Een wedstrijd kan niet plaatsvinden zonder officials.
Zelfs voor de kleinste officiële wedstrijd zijn volgende officials nodig

  • één kamprechter (1)
  • één starter (1)
  • één tijdopnemer per baan
  • twee aankomstrechters (2), indien er geen drie tijdopnemers per baan tijd opnemen.
  • drie keerpuntrechters (3)
  • één jurysecretaris (1)
  • één zwemrechter – taak mag waargenomen worden door kamprechter.

Voor een zwembad met 6 banen (zoals dat van Turnhout), betekent dit al snel een minimale bezetting van 15 officials.

Hier zullen we in het kort de belangrijkste taken van de officials beschrijven.

KAMPRECHTER

  • staat meestal aan startblok 1
  • volledig gezag over alle officials
  • bevoegdheid over alle uitsluitingen (andere officials doen enkel een voorstel tot uitsluiting)
  • geeft fluitsignaal om zwemmers klaar te maken voor start en draagt de start dan over aan de starter

STARTER

  • staat aan de andere kant van het bad dan de kamprechter
  • geeft het startsignaal
  • controle “valse start”

JURYSECRETARIS

  • controle tijdopname / aankomsten
  • controle forfaits/medische attesten

TIJDOPNEMER

  • staan aan de startzijde van de zwemmer
  • controleert de start van de zwemmen
  • doen de tijdopname
  • controle van de keerpunten aan de startzijde.
  • vrijhouden startplatform

AANKOMSTRECHTER

  • noteren van de juiste aankomstvolgorde
  • mogelijk gecombineerd met starter

KEERPUNTRECHTER

  • controle van de keerpunten aan de keerpuntzijde
  • vrijhouden keerpuntplatform

ZWEMRECHTER

  • controle van de zwemstijl tijdens het zwemmen
  • controle “15 meter onder water”
  • neerlaten valse startlijn (=15 meter lijn) bij technische valse start of bij een valse start bij de 9 en 10 jarigen
  • staat aan andere zijde van kamprechter

Speciale tijden

Om competitiezwemmer te worden moet de zwemmer zijn vergunningstijd halen.
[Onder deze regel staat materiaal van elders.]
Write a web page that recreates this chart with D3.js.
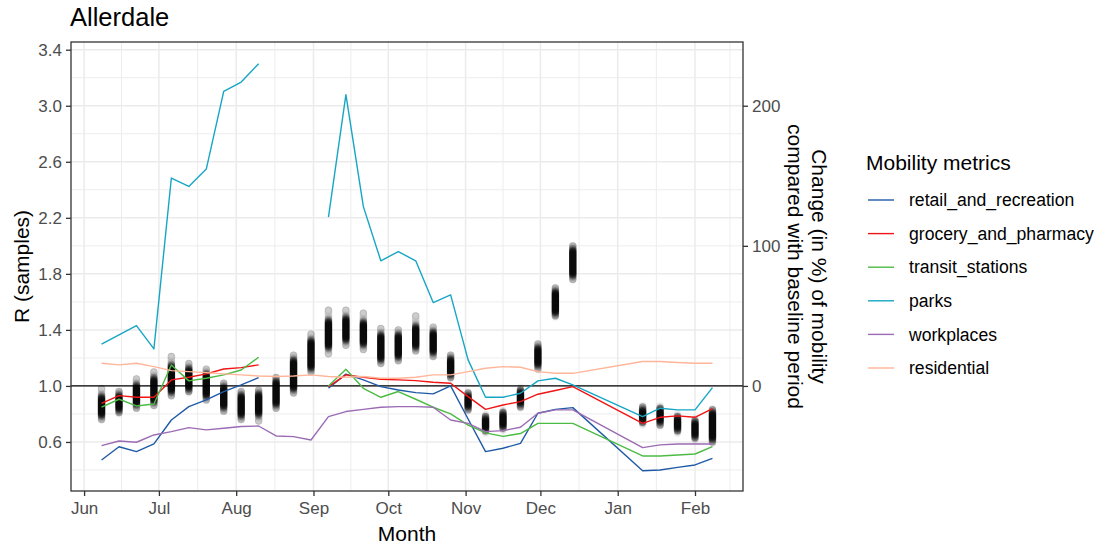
<!DOCTYPE html>
<html>
<head>
<meta charset="utf-8">
<script src="https://cdn.jsdelivr.net/npm/d3@7"></script>
<style>
  html, body { margin: 0; padding: 0; background: #fff; }
  svg { display: block; font-family: "Liberation Sans", Arial, sans-serif; }
</style>
</head>
<body>
<svg id="chart" width="1104" height="548"></svg>
<script>
// ---------------- data ----------------
const weeks = ["2020-06-08","2020-06-15","2020-06-22","2020-06-29","2020-07-06","2020-07-13","2020-07-20","2020-07-27",
  "2020-08-03","2020-08-10","2020-08-17","2020-08-24","2020-08-31","2020-09-07","2020-09-14","2020-09-21","2020-09-28",
  "2020-10-05","2020-10-12","2020-10-19","2020-10-26","2020-11-02","2020-11-09","2020-11-16","2020-11-23","2020-11-30",
  "2020-12-07","2020-12-14","2021-01-11","2021-01-18","2021-01-25","2021-02-01","2021-02-08"];

// R samples per week: lowest sample, lower edge of dense core, upper edge of dense core, highest sample
const rMin = [0.76,0.81,0.84,0.86,0.93,0.96,0.90,0.82,0.76,0.75,0.84,0.95,1.10,1.23,1.29,1.26,1.16,
  1.18,1.25,1.21,1.06,0.83,0.68,0.70,0.85,1.12,1.50,1.76,0.74,0.72,0.68,0.63,0.60];
const rLo  = [0.79,0.83,0.87,0.89,0.96,0.98,0.93,0.85,0.79,0.80,0.87,0.98,1.13,1.28,1.33,1.30,1.19,
  1.21,1.28,1.24,1.08,0.85,0.69,0.71,0.87,1.15,1.52,1.79,0.75,0.74,0.69,0.64,0.62];
const rHi  = [0.92,0.93,1.00,1.05,1.14,1.12,1.08,0.99,0.93,0.94,1.03,1.18,1.32,1.46,1.48,1.45,1.36,
  1.36,1.42,1.38,1.19,0.93,0.77,0.80,0.96,1.27,1.67,1.97,0.83,0.83,0.77,0.74,0.81];
const rMax = [0.98,0.96,1.05,1.10,1.21,1.16,1.12,1.02,0.96,0.97,1.06,1.22,1.37,1.54,1.54,1.52,1.41,
  1.40,1.50,1.42,1.22,0.95,0.78,0.81,0.97,1.30,1.70,2.00,0.85,0.84,0.78,0.75,0.83];

// Mobility change (%) compared with baseline, per week (null = missing)
const retail = [-52.9,-43.4,-46.9,-41.4,-24.3,-14.8,-10,-4.1,0.7,5.9,null,null,null,-1.7,8.4,4.3,-0.5,
  -2.9,-4.8,-5.7,0,-23.6,-46.9,-44.5,-41,-19.5,-16.7,-15.5,-60.5,-60,-58.1,-56.4,-51.7];
const grocery = [-12.4,-6.9,-8.1,-8.1,4.3,6.2,8.6,12.1,13.1,15,null,null,null,-0.5,7.9,6.2,4.8,
  4.3,3.8,2.6,1.9,-7.6,-16.7,-13.6,-11.2,-5.9,-3.3,-0.5,-26.7,-22.4,-21.4,-22.4,-16.2];
const transit = [-15.2,-9.5,-14.3,-12.9,15,3.6,5.5,7.9,11.4,20.5,null,null,null,0,11.9,-1.7,-8.1,
  -4.0,-9.5,-15.2,-20,-28,-33.5,-36,-34,-26.7,-26.7,-26.7,-50,-50,-49.3,-48.6,-43.3];
const parks = [29.8,36.4,43.1,26.4,148.4,142.4,154.8,210.2,216.9,230,null,null,null,120.5,207.9,128,89.3,
  95.9,89.3,59.5,65,18.6,-8.1,-8.1,-5.2,3.6,5.5,0.7,-21.9,-15.9,-17.1,-17.1,-1.2];
const workplaces = [-42.6,-39.3,-40.2,-35,-32.6,-29.8,-31.4,-30.2,-29,-28.6,-35.7,-36.2,-38.6,-21.9,-18.3,-16.7,-15.2,
  -14.8,-14.8,-15.2,-24.3,-26.7,-32.6,-31.9,-29.5,-19.5,-17.1,-17.1,-44,-42.1,-41.4,-41.4,-41.4];
const residential = [16.2,15,16.2,13.8,10.9,10.2,9.5,8.6,7.9,7.1,6.7,7.1,7.9,6.7,6.2,6.7,5.5,
  5.5,6.2,7.9,7.9,10.2,12.6,13.8,13.3,10.2,9,9,17.4,17.4,16.7,16.2,16.2];

const seriesNames = ["retail_and_recreation","grocery_and_pharmacy","transit_stations","parks","workplaces","residential"];
const seriesValues = [retail, grocery, transit, parks, workplaces, residential];
const seriesColors = ["#1f5aa6","#f01414","#4cbb44","#16a6c4","#9b6bb4","#ffb599"];

const leftTicks = [0.6,1.0,1.4,1.8,2.2,2.6,3.0,3.4];
const leftMinor = [0.4,0.8,1.2,1.6,2.0,2.4,2.8,3.2];
const rightTicks = [0,100,200];
const monthStarts = ["2020-06-01","2020-07-01","2020-08-01","2020-09-01","2020-10-01","2020-11-01","2020-12-01","2021-01-01","2021-02-01"];
const monthLabels = ["Jun","Jul","Aug","Sep","Oct","Nov","Dec","Jan","Feb"];

// ---------------- layout ----------------
const svg = d3.select("#chart");
const L = 71, R = 743, T = 42, B = 491;
const parse = d3.utcParse("%Y-%m-%d");
const dates = weeks.map(parse);
const [d0, d1] = d3.extent(dates);
const pad = (d1 - d0) * 0.05;
const x = d3.scaleUtc().domain([new Date(+d0 - pad), new Date(+d1 + pad)]).range([L, R]);
const y = d3.scaleLinear().domain([0.25, 3.455]).range([B, T]);
const toR = p => 1 + p / 100;

const gridCol = "#ebebeb", darkCol = "#333333", tickTxt = "#4d4d4d";

// clip
svg.append("defs").append("clipPath").attr("id","panel")
  .append("rect").attr("x",L).attr("y",T).attr("width",R-L).attr("height",B-T);

const grid = svg.append("g").attr("clip-path","url(#panel)");
const mAll = [parse("2020-05-01"), ...monthStarts.map(parse), parse("2021-03-01")];
const mMinor = d3.pairs(mAll).map(([a,b]) => new Date((+a + +b)/2));
grid.selectAll("line.vmin").data(mMinor).join("line")
  .attr("x1", d=>x(d)).attr("x2", d=>x(d)).attr("y1",T).attr("y2",B)
  .attr("stroke",gridCol).attr("stroke-width",0.9);
grid.selectAll("line.hmin").data(leftMinor).join("line")
  .attr("x1",L).attr("x2",R).attr("y1",d=>y(d)).attr("y2",d=>y(d))
  .attr("stroke",gridCol).attr("stroke-width",0.9);
grid.selectAll("line.vmaj").data(monthStarts.map(parse)).join("line")
  .attr("x1", d=>x(d)).attr("x2", d=>x(d)).attr("y1",T).attr("y2",B)
  .attr("stroke",gridCol).attr("stroke-width",1.5);
grid.selectAll("line.hmaj").data(leftTicks).join("line")
  .attr("x1",L).attr("x2",R).attr("y1",d=>y(d)).attr("y2",d=>y(d))
  .attr("stroke",gridCol).attr("stroke-width",1.5);

// reference line at R = 1
svg.append("line").attr("x1",L).attr("x2",R).attr("y1",y(1)).attr("y2",y(1))
  .attr("stroke","#000").attr("stroke-width",1.3);

// R samples
const defs = svg.select("defs");
defs.append("filter").attr("id","soft").attr("x","-50%").attr("y","-20%").attr("width","200%").attr("height","140%")
  .append("feGaussianBlur").attr("stdDeviation","0.6 2.2");
const rad = 3.7;
const dots = svg.append("g").attr("clip-path","url(#panel)");
const cols = dates.map((d,i)=>({d, mn:rMin[i], lo:rLo[i], hi:rHi[i], mx:rMax[i]}));
dots.selectAll("rect.outer").data(cols).join("rect")
  .attr("x", c=>x(c.d)-rad).attr("width", 2*rad)
  .attr("y", c=>y(c.mx)-rad).attr("height", c=>y(c.mn)-y(c.mx)+2*rad)
  .attr("rx", rad).attr("fill","#000").attr("fill-opacity",0.2);
dots.selectAll("circle.end").data(cols.flatMap(c=>[{d:c.d,v:c.mn},{d:c.d,v:c.mx}])).join("circle")
  .attr("cx", c=>x(c.d)).attr("cy", c=>y(c.v)).attr("r", rad-0.4)
  .attr("fill","none").attr("stroke","#000").attr("stroke-opacity",0.12).attr("stroke-width",0.8);
const core = dots.append("g").attr("filter","url(#soft)");
core.selectAll("rect.core").data(cols).join("rect")
  .attr("x", c=>x(c.d)-rad).attr("width", 2*rad)
  .attr("y", c=>y(c.hi)-rad).attr("height", c=>y(c.lo)-y(c.hi)+2*rad)
  .attr("rx", rad).attr("fill","#000").attr("fill-opacity",0.95);

// mobility lines
const lines = svg.append("g").attr("clip-path","url(#panel)");
const line = d3.line().defined(d=>d.v!==null).x(d=>x(d.d)).y(d=>y(toR(d.v)));
seriesValues.forEach((vals, k) => {
  lines.append("path")
    .datum(vals.map((v,i)=>({d:dates[i], v})))
    .attr("d", line).attr("fill","none")
    .attr("stroke", seriesColors[k]).attr("stroke-width",1.4)
    .attr("stroke-linejoin","round");
});

// panel border
svg.append("rect").attr("x",L).attr("y",T).attr("width",R-L).attr("height",B-T)
  .attr("fill","none").attr("stroke",darkCol).attr("stroke-width",1.3);

// axes
function styleAxis(g){
  g.select(".domain").remove();
  g.selectAll(".tick line").attr("stroke",darkCol).attr("stroke-width",1.3);
  g.selectAll(".tick text").attr("fill",tickTxt).style("font-size","17px").style("font-family","'Liberation Sans', Arial, sans-serif");
}
svg.append("g").attr("transform",`translate(${L},0)`)
  .call(d3.axisLeft(y).tickValues(leftTicks).tickFormat(d3.format(".1f")).tickSize(5).tickPadding(4))
  .call(styleAxis);
const yR = d3.scaleLinear().domain(y.domain().map(v=>(v-1)*100)).range([B,T]);
svg.append("g").attr("transform",`translate(${R},0)`)
  .call(d3.axisRight(yR).tickValues(rightTicks).tickFormat(d3.format("d")).tickSize(5).tickPadding(4))
  .call(styleAxis);
svg.append("g").attr("transform",`translate(0,${B})`)
  .call(d3.axisBottom(x).tickValues(monthStarts.map(parse)).tickFormat((d,i)=>monthLabels[i]).tickSize(5).tickPadding(6))
  .call(styleAxis);

// titles
svg.append("text").attr("x",70).attr("y",26).text("Allerdale")
  .style("font-size","25.5px").attr("fill","#000");
svg.append("text").attr("x",(L+R)/2).attr("y",541).attr("text-anchor","middle").text("Month")
  .style("font-size","21px");
svg.append("text").attr("transform",`translate(29,${(T+B)/2}) rotate(-90)`).attr("text-anchor","middle")
  .text("R (samples)").style("font-size","21px");
const rt = svg.append("text").attr("transform",`translate(0,${(T+B)/2}) rotate(90)`).attr("text-anchor","middle")
  .style("font-size","21px");
rt.append("tspan").attr("x",0).attr("y",-812).text("Change (in %) of mobility");
rt.append("tspan").attr("x",0).attr("y",-788).text("compared with baseline period");

// legend
const lg = svg.append("g");
lg.append("text").attr("x",866).attr("y",170).text("Mobility metrics").style("font-size","21px");
const rows = lg.selectAll("g.row").data(seriesNames).join("g")
  .attr("transform",(d,i)=>`translate(0,${200 + i*33.6})`);
rows.append("line").attr("x1",868).attr("x2",894).attr("y1",0).attr("y2",0)
  .attr("stroke",(d,i)=>seriesColors[i]).attr("stroke-width",1.4);
rows.append("text").attr("x",909).attr("y",0).attr("dy","0.35em").text(d=>d)
  .style("font-size","17.6px").attr("fill","#000");
</script>
</body>
</html>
Na het behalen van zijn vergunningstijd is de zwemmer automatisch een B-zwemmer.

Behalve vergunningstijden zijn er ook nog “hogere tijden” die een zwemmer een A-zwemmer maakt. Behaald een 11-14 jarige zijn A-tijd, dan bekomt hij een erkenningsschildje (loodsvisje).

Als een zwemmer een A-tijd behaald heeft mag hij niet meer aan wedstrijden voor “enkel” B-zwemmers deelnemen (voor de bij de A-tijd behorende slag en afstand).

Meer informatie over a-zwemmers vind je op de website van de zwemfederatie.
Daar vind je bijvoorbeeld de tijden en de regelgeving er rond.

Nog een trapje hoger dan A-zwemmer zijn de zwemmers die een schildje Haai halen. De haai tijden zijn namelijk nog iets scherper dan de A-tijden en worden uitgereikt door de Koninklijke Belgische Zwembond

Elke haai is automatisch ook een a-zwemmer op die stijl/afstand.